When long-term holders refuse to sell — even during price rallies — it signals conviction and reduces liquid supply.
Coin Dormancy complements this by measuring how long coins have sat idle before being spent. Low dormancy = active market. High dormancy = strong hands holding tight.
🔵 4️⃣ Exchange Balances and Flow
Tracking exchange reserves helps you see how much Bitcoin is available for immediate sale.
📉 Falling exchange balances mean coins are moving to self-custody (bullish).
📈 Rising exchange inflows often precede volatility or corrections.
It’s the best supply pressure gauge we have.
🟣 5️⃣ Realized Price and MVRV Ratio
The Realized Price represents the average cost basis of all circulating Bitcoin — the “real” value at which holders acquired them.
When market price dips below realized price, history shows we’re near capitulation or bottoming zones.
The MVRV Ratio (Market Value to Realized Value) compares price to fundamentals:
MVRV < 1: Undervalued (good accumulation zones).
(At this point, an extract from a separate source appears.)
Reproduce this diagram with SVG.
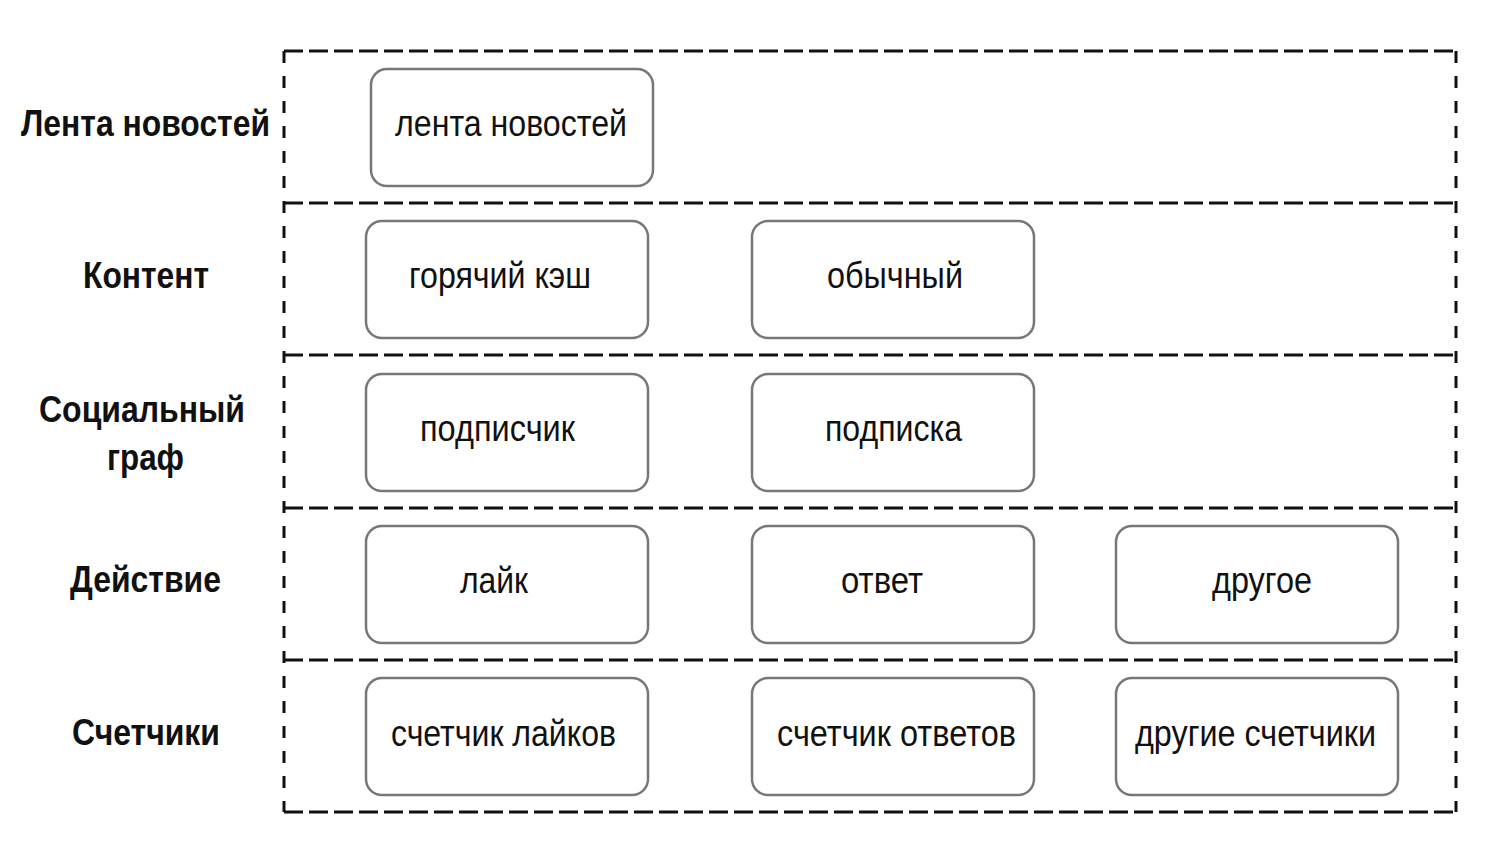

MVRV > 3: Overheated (caution).
🔴 6️⃣ NUPL — Net Unrealized Profit/Loss
NUPL tracks how much profit or loss the network is sitting on.
It moves through clear emotional phases:
🟥 < 0 — Capitulation
🟨 0–0.25 — Hope / Recovery
🟩 0.25–0.75 — Optimism / Belief
🟦 > 0.75 — Euphoria / Potential Top
Overlaying NUPL on the price chart helps visualize fear and greed in real time.
⚫ 7️⃣ SOPR — Spent Output Profit Ratio
SOPR answers one question:
“Are coins being sold at a profit or a loss?”
SOPR > 1 → Sellers are taking profit (bullish in uptrends).
SOPR < 1 → Holders are cutting losses (bearish).
Tracking SOPR helps identify capitulation points and profit-taking peaks.
⚪ 8️⃣ Long-Term vs Short-Term Holder Supply
On-chain data separates holders into:
Long-Term Holders (LTH) — coins held >155 days
Short-Term Holders (STH) — newer, more reactive participants
When LTH supply reaches record highs, weak-hand supply runs low — setting the stage for a supply squeeze and bull cycle.
🟩 9️⃣ Funding Rates and Open Interest
Though technically from derivatives, these metrics reveal trader sentiment.
Positive funding: longs pay shorts → excessive optimism → possible correction.
Negative funding: shorts pay longs → fear and exhaustion → potential rebound.
Pair funding with open interest (total leverage in the system) to spot when markets are overstretched.
🧭 🔟 The Macro Lens: Halvings and Supply Issuance
Every four years, Bitcoin’s block subsidy halves.
Each halving cuts new supply in half and triggers massive shifts in supply-demand balance.
Combine halving data with miner revenue and issuance rates to understand long-term cycles.
Each halving historically precedes a new multi-year price discovery phase.
🧩 Putting It All Together
No single metric tells the full story. The art of on-chain analysis is correlation — finding where multiple signals converge:
Rising hash rate + falling exchange balances = accumulation
Low NUPL + SOPR below 1 = capitulation and potential bottom
LTH supply at highs + MVRV rising = early bull market phase
The blockchain gives you the data. Your job is to interpret the human behavior behind it.
🧠 Final Thoughts
Bitcoin’s transparency is revolutionary. Every coin, every address, every movement — recorded forever and visible to all.
Unlike Wall Street, there are no secrets here.
For the disciplined analyst, this is pure signal: a way to understand market cycles, sentiment, and conviction — straight from the chain itself.
So next time someone asks where the price is going, you’ll have more than a guess.
You’ll have data, context, and conviction.
Not financial or legal advice, for entertainment only, do your own homework. I hope you find this post useful as you chart your personal financial course and Build a Bitcoin Fortress in 2025.
Thanks for following my work. Always remember: freedom, health and positivity!